## [Provided material]
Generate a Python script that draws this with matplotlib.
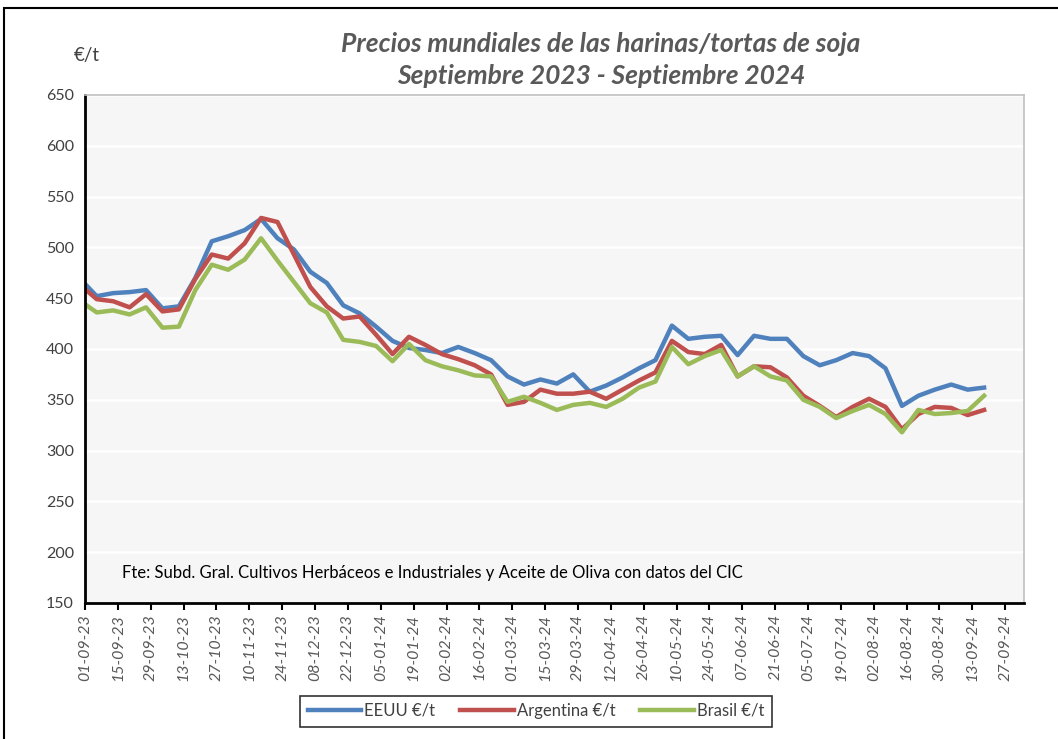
import datetime as dt
import matplotlib
matplotlib.use('Agg')
import matplotlib.pyplot as plt
import matplotlib.dates as mdates
from matplotlib.patches import Rectangle

# weekly prices (EUR/t)
dates = [dt.date(2023, 9, 1)] + [dt.date(2023, 9, 6) + dt.timedelta(weeks=k) for k in range(55)]

eeuu = [464, 452, 455, 456, 458, 440, 442, 470, 506, 511, 517, 528, 509, 498, 476,
        465, 443, 435, 422, 408, 401, 399, 396, 402, 396, 389, 373, 365, 370, 366,
        375, 358, 364, 372, 381, 389, 423, 410, 412, 413, 394, 413, 410, 410, 393,
        384, 389, 396, 393, 381, 344, 354, 360, 365, 360, 362]
argentina = [459, 449, 447, 441, 454, 437, 439, 469, 493, 489, 504, 529, 525, 493, 461,
             442, 430, 432, 414, 395, 412, 404, 395, 390, 384, 375, 345, 348, 360, 356,
             356, 358, 351, 360, 369, 377, 408, 397, 395, 404, 373, 383, 382, 372, 354,
             344, 333, 343, 351, 343, 321, 336, 343, 342, 335, 340]
brasil = [444, 436, 438, 434, 441, 421, 422, 458, 483, 478, 488, 509, 487, 466, 445,
          436, 409, 407, 403, 388, 405, 389, 383, 379, 374, 373, 348, 353, 347, 340,
          345, 347, 343, 351, 362, 368, 402, 385, 393, 399, 373, 383, 373, 369, 350,
          343, 332, 339, 345, 336, 318, 340, 336, 337, 339, 354]

series = [('EEUU €/t', eeuu, '#4F81BD'),
          ('Argentina €/t', argentina, '#C0504D'),
          ('Brasil €/t', brasil, '#9BBB59')]

tick_dates = [dt.date(2023, 9, 1) + dt.timedelta(days=14 * k) for k in range(29)]

plt.rcParams['font.family'] = ['Lato', 'DejaVu Sans']
W, H = 1058, 739
fig = plt.figure(figsize=(W / 100, H / 100), dpi=100)

# outer chart frame
fig.patches.append(Rectangle((4 / W, -0.1), 1.2, 1 - 8 / H + 0.1, transform=fig.transFigure,
                             fill=False, edgecolor='black', linewidth=1.5))

ax = fig.add_axes([85 / W, 1 - 603 / H, (1024 - 85) / W, (603 - 95) / H])
ax.set_facecolor('#F6F6F6')

for name, vals, col in series:
    ax.plot(dates, vals, color=col, linewidth=3.2, label=name, solid_joinstyle='round')

ax.set_ylim(150, 650)
ax.set_yticks(range(150, 651, 50))
ax.set_xlim(dt.date(2023, 9, 1), dt.date(2024, 10, 5))
ax.set_xticks(tick_dates)
ax.xaxis.set_major_formatter(mdates.DateFormatter('%d-%m-%y'))
ax.grid(axis='y', color='white', linewidth=1.8)
ax.set_axisbelow(True)

for lbl in ax.get_xticklabels():
    lbl.set_rotation(90)
    lbl.set_fontstyle('italic')
ax.tick_params(axis='x', direction='out', length=5, width=1.5, color='black',
               labelsize=11.5, labelcolor='#595959', pad=3)
ax.tick_params(axis='y', length=0, labelsize=11.5, labelcolor='#404040', pad=8)

ax.spines['left'].set_color('black')
ax.spines['left'].set_linewidth(2)
ax.spines['bottom'].set_color('black')
ax.spines['bottom'].set_linewidth(2)
for s in ('top', 'right'):
    ax.spines[s].set_color('#C0C0C0')
    ax.spines[s].set_linewidth(1.2)

fig.text(601 / W, 1 - 44 / H, 'Precios mundiales de las harinas/tortas de soja',
         ha='center', va='center', fontsize=19, fontstyle='italic', fontweight='bold',
         color='#595959')
fig.text(601 / W, 1 - 76 / H, 'Septiembre 2023 - Septiembre 2024',
         ha='center', va='center', fontsize=19, fontstyle='italic', fontweight='bold',
         color='#595959')
fig.text(87 / W, 1 - 56 / H, '€/t', ha='center', va='center', fontsize=13.5, color='#404040')

fig.text(122 / W, 1 - 573 / H,
         'Fte: Subd. Gral. Cultivos Herbáceos e Industriales y Aceite de Oliva con datos del CIC',
         ha='left', va='center', fontsize=12, color='black')

leg = fig.legend(loc='center', bbox_to_anchor=(536 / W, 1 - 711 / H), ncol=3,
                 fontsize=12, frameon=True, fancybox=False, handlelength=3.2,
                 columnspacing=1.5, handletextpad=0.2, borderpad=0.45)
leg.get_frame().set_edgecolor('black')
leg.get_frame().set_linewidth(1.2)
for t in leg.get_texts():
    t.set_color('#404040')

fig.savefig('out.png', dpi=100, facecolor='white')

## [What is expected]
Make an exact copy of the listing above. Do not include the pictures.

## [Reply]
Generate a Python script that draws this with matplotlib.
import datetime as dt
import matplotlib
matplotlib.use('Agg')
import matplotlib.pyplot as plt
import matplotlib.dates as mdates
from matplotlib.patches import Rectangle

# weekly prices (EUR/t)
dates = [dt.date(2023, 9, 1)] + [dt.date(2023, 9, 6) + dt.timedelta(weeks=k) for k in range(55)]

eeuu = [464, 452, 455, 456, 458, 440, 442, 470, 506, 511, 517, 528, 509, 498, 476,
        465, 443, 435, 422, 408, 401, 399, 396, 402, 396, 389, 373, 365, 370, 366,
        375, 358, 364, 372, 381, 389, 423, 410, 412, 413, 394, 413, 410, 410, 393,
        384, 389, 396, 393, 381, 344, 354, 360, 365, 360, 362]
argentina = [459, 449, 447, 441, 454, 437, 439, 469, 493, 489, 504, 529, 525, 493, 461,
             442, 430, 432, 414, 395, 412, 404, 395, 390, 384, 375, 345, 348, 360, 356,
             356, 358, 351, 360, 369, 377, 408, 397, 395, 404, 373, 383, 382, 372, 354,
             344, 333, 343, 351, 343, 321, 336, 343, 342, 335, 340]
brasil = [444, 436, 438, 434, 441, 421, 422, 458, 483, 478, 488, 509, 487, 466, 445,
          436, 409, 407, 403, 388, 405, 389, 383, 379, 374, 373, 348, 353, 347, 340,
          345, 347, 343, 351, 362, 368, 402, 385, 393, 399, 373, 383, 373, 369, 350,
          343, 332, 339, 345, 336, 318, 340, 336, 337, 339, 354]

series = [('EEUU €/t', eeuu, '#4F81BD'),
          ('Argentina €/t', argentina, '#C0504D'),
          ('Brasil €/t', brasil, '#9BBB59')]

tick_dates = [dt.date(2023, 9, 1) + dt.timedelta(days=14 * k) for k in range(29)]

plt.rcParams['font.family'] = ['Lato', 'DejaVu Sans']
W, H = 1058, 739
fig = plt.figure(figsize=(W / 100, H / 100), dpi=100)

# outer chart frame
fig.patches.append(Rectangle((4 / W, -0.1), 1.2, 1 - 8 / H + 0.1, transform=fig.transFigure,
                             fill=False, edgecolor='black', linewidth=1.5))

ax = fig.add_axes([85 / W, 1 - 603 / H, (1024 - 85) / W, (603 - 95) / H])
ax.set_facecolor('#F6F6F6')

for name, vals, col in series:
    ax.plot(dates, vals, color=col, linewidth=3.2, label=name, solid_joinstyle='round')

ax.set_ylim(150, 650)
ax.set_yticks(range(150, 651, 50))
ax.set_xlim(dt.date(2023, 9, 1), dt.date(2024, 10, 5))
ax.set_xticks(tick_dates)
ax.xaxis.set_major_formatter(mdates.DateFormatter('%d-%m-%y'))
ax.grid(axis='y', color='white', linewidth=1.8)
ax.set_axisbelow(True)

for lbl in ax.get_xticklabels():
    lbl.set_rotation(90)
    lbl.set_fontstyle('italic')
ax.tick_params(axis='x', direction='out', length=5, width=1.5, color='black',
               labelsize=11.5, labelcolor='#595959', pad=3)
ax.tick_params(axis='y', length=0, labelsize=11.5, labelcolor='#404040', pad=8)

ax.spines['left'].set_color('black')
ax.spines['left'].set_linewidth(2)
ax.spines['bottom'].set_color('black')
ax.spines['bottom'].set_linewidth(2)
for s in ('top', 'right'):
    ax.spines[s].set_color('#C0C0C0')
    ax.spines[s].set_linewidth(1.2)

fig.text(601 / W, 1 - 44 / H, 'Precios mundiales de las harinas/tortas de soja',
         ha='center', va='center', fontsize=19, fontstyle='italic', fontweight='bold',
         color='#595959')
fig.text(601 / W, 1 - 76 / H, 'Septiembre 2023 - Septiembre 2024',
         ha='center', va='center', fontsize=19, fontstyle='italic', fontweight='bold',
         color='#595959')
fig.text(87 / W, 1 - 56 / H, '€/t', ha='center', va='center', fontsize=13.5, color='#404040')

fig.text(122 / W, 1 - 573 / H,
         'Fte: Subd. Gral. Cultivos Herbáceos e Industriales y Aceite de Oliva con datos del CIC',
         ha='left', va='center', fontsize=12, color='black')

leg = fig.legend(loc='center', bbox_to_anchor=(536 / W, 1 - 711 / H), ncol=3,
                 fontsize=12, frameon=True, fancybox=False, handlelength=3.2,
                 columnspacing=1.5, handletextpad=0.2, borderpad=0.45)
leg.get_frame().set_edgecolor('black')
leg.get_frame().set_linewidth(1.2)
for t in leg.get_texts():
    t.set_color('#404040')

fig.savefig('out.png', dpi=100, facecolor='white')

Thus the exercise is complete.